Typically, many properties are the result of
an aggregation.
The level of individual purchases is too fine-grained for prediction,
so the properties of many purchases must be aggregated to a meaningful
focus level. Normally, aggregation is done to all focus levels. In
the example of forecasting sales for individual stores, this means
aggregation to store and day.
Basic aggregation
In
most
cases,
aggregation
means summing up the individual values. In general, aggregation is
defined by an aggregation function and its arguments, the set of values
to which this function is applied. The most common aggregation function
is SUM. Other functions might also make sense, for example AVG or
MAX.
The argument can be the value of a column or a measure
from the input model. If the values to be aggregated are not immediately
available in the input model, you can also compute the argument values
of an aggregation by using an expression over columns and measures.
The
following list shows simple aggregations:
- Total sales
(SALES)
- Summing SALES_AMOUNT to the focus levels Store and
Day
- Number of sales transactions (SALES_TRX)
- Counting the number of sales for the focus levels
- Total profit (SALES_PROFIT)
- Summing the differences
between SALES_AMOUNT and cost to
the focus levels. The summation is done over the expression (SALES_AMOUNT
- cost).
Aggregation to a higher level
Sometimes,
information needs to be aggregated to a level higher than the focus
level. For example, to compare daily results to weekly sales, it is
necessary to first sum the sales amounts for weeks instead of days:
- Total week sales (SALES_WK)
- Summing SALES_AMOUNT
to the week level. The week level is higher
in a hierarchy than the focus level day.
- Average
sales in month (SALES_AVG_MTH)
- Averaging individual daily
store sales in month. This amounts
to summing SALES_AMOUNT to the day level and the store level, and
then taking the average across the month.

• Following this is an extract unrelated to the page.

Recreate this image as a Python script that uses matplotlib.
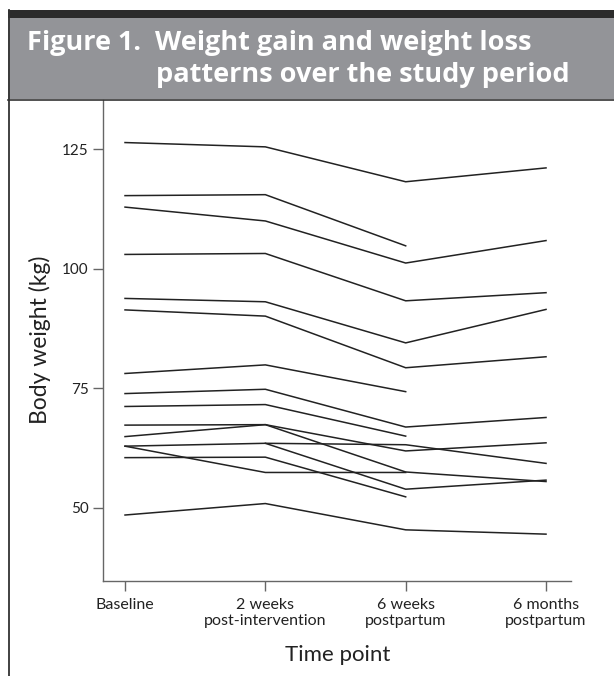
import numpy as np
import matplotlib
matplotlib.use("Agg")
import matplotlib.pyplot as plt
from matplotlib.patches import Rectangle
from matplotlib.lines import Line2D

# time points shown on the x axis
time_labels = ["Baseline", "2 weeks\npost-intervention", "6 weeks\npostpartum", "6 months\npostpartum"]

# body weight (kg) of each participant, nan where no measurement
w01 = [126.4, 125.5, 118.2, 121.1]
w02 = [115.3, 115.5, 104.8, np.nan]
w03 = [112.9, 110.0, 101.2, 105.9]
w04 = [103.0, 103.2, 93.3, 95.0]
w05 = [93.8, 93.1, 84.5, 91.5]
w06 = [91.4, 90.1, 79.3, 81.6]
w07 = [78.1, 79.9, 74.3, np.nan]
w08 = [73.9, 74.8, 66.9, 68.9]
w09 = [71.2, 71.6, 65.0, np.nan]
w10 = [67.3, 67.4, 61.9, 63.6]
w11 = [64.9, 67.4, 57.5, 55.5]
w12 = [62.9, 63.5, 63.2, 59.3]
w13 = [62.9, 57.4, 57.4, np.nan]
w14 = [np.nan, 63.5, 53.9, 55.8]
w15 = [60.5, 60.6, 52.3, np.nan]
w16 = [48.5, 50.9, 45.4, 44.5]

participants = [w01, w02, w03, w04, w05, w06, w07, w08,
                w09, w10, w11, w12, w13, w14, w15, w16]

y_ticks = [50, 75, 100, 125]

W, H = 614, 676
FONT = "Lato"
TITLE_FONT = "Open Sans"


# we convert pixel positions of the page into figure fractions
def fx(px):
    return px / W


def fy(py):
    return 1 - py / H


def draw_frame(fig):
    # dark band at the very top
    fig.add_artist(Rectangle((fx(8), fy(18)), 1, fy(10) - fy(18),
                             transform=fig.transFigure, color="#2b2b2b", lw=0))
    # grey title band
    fig.add_artist(Rectangle((fx(8), fy(99)), 1, fy(18) - fy(99),
                             transform=fig.transFigure, color="#939498", lw=0))
    # thin line under the title band
    fig.add_artist(Line2D([fx(8), 1], [fy(99.5), fy(99.5)],
                          transform=fig.transFigure, color="#333333", lw=1.2))
    # left border of the box
    fig.add_artist(Line2D([fx(8.5), fx(8.5)], [fy(10), 0],
                          transform=fig.transFigure, color="#333333", lw=1.3))

    title_kw = dict(color="white", fontsize=19.5, fontweight="bold", family=TITLE_FONT,
                    ha="left", va="baseline")
    fig.text(fx(27), fy(50), "Figure 1.", **title_kw)
    fig.text(fx(155), fy(50), "Weight gain and weight loss", **title_kw)
    fig.text(fx(156), fy(82), "patterns over the study period", **title_kw)


def draw_chart(fig):
    ax = fig.add_axes([fx(102.7), fy(581), fx(571) - fx(102.7), fy(100) - fy(581)])
    x = np.arange(len(time_labels))
    for w in participants:
        ax.plot(x, w, color="#222222", lw=1.1, solid_joinstyle="miter")

    ax.set_xlim(-0.159, 3.178)
    ax.set_ylim(34.7, 135.3)
    ax.set_xticks(x)
    ax.set_xticklabels(time_labels, fontsize=11.5, family=FONT, linespacing=1.2)
    ax.set_yticks(y_ticks)
    ax.set_yticklabels([str(t) for t in y_ticks], fontsize=11, family=FONT)

    for side in ["top", "right"]:
        ax.spines[side].set_visible(False)
    for side in ["left", "bottom"]:
        ax.spines[side].set_color("#666666")
        ax.spines[side].set_linewidth(1.0)
    ax.tick_params(axis="both", direction="out", length=7, width=1.0,
                   color="#666666", labelcolor="#222222")
    ax.tick_params(axis="x", pad=5)
    ax.tick_params(axis="y", pad=3)

    # axis captions
    fig.text(fx(40), fy(340), "Body weight (kg)", rotation=90, fontsize=16.5,
             family=FONT, ha="center", va="center", color="#222222")
    fig.text(fx(338), fy(655), "Time point", fontsize=16, family=FONT,
             ha="center", va="center", color="#222222")
    return ax


def main():
    fig = plt.figure(figsize=(W / 100, H / 100), dpi=100)
    draw_frame(fig)
    draw_chart(fig)
    fig.savefig("out.png", dpi=100)


if __name__ == "__main__":
    main()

Aggregation for a range of values
When
analyzing sales data, an important input into forecasts
is the sales behavior in comparable earlier periods or in adjacent
periods of time. The extent of such periods directly depends on the
value in the time portion of the focus, because the periods are defined
relatively to some point in time. Therefore, values cannot simply
be aggregated to some hierarchy level, but must be computed individually
for each row of data.
An example for an aggregation on a rolling
window looks like this:
- Past 7 day sales (SALES_7_DAYS)
- Computed by summing the values of the daily sales amounts for
the seven shopping days that immediately precede the current day.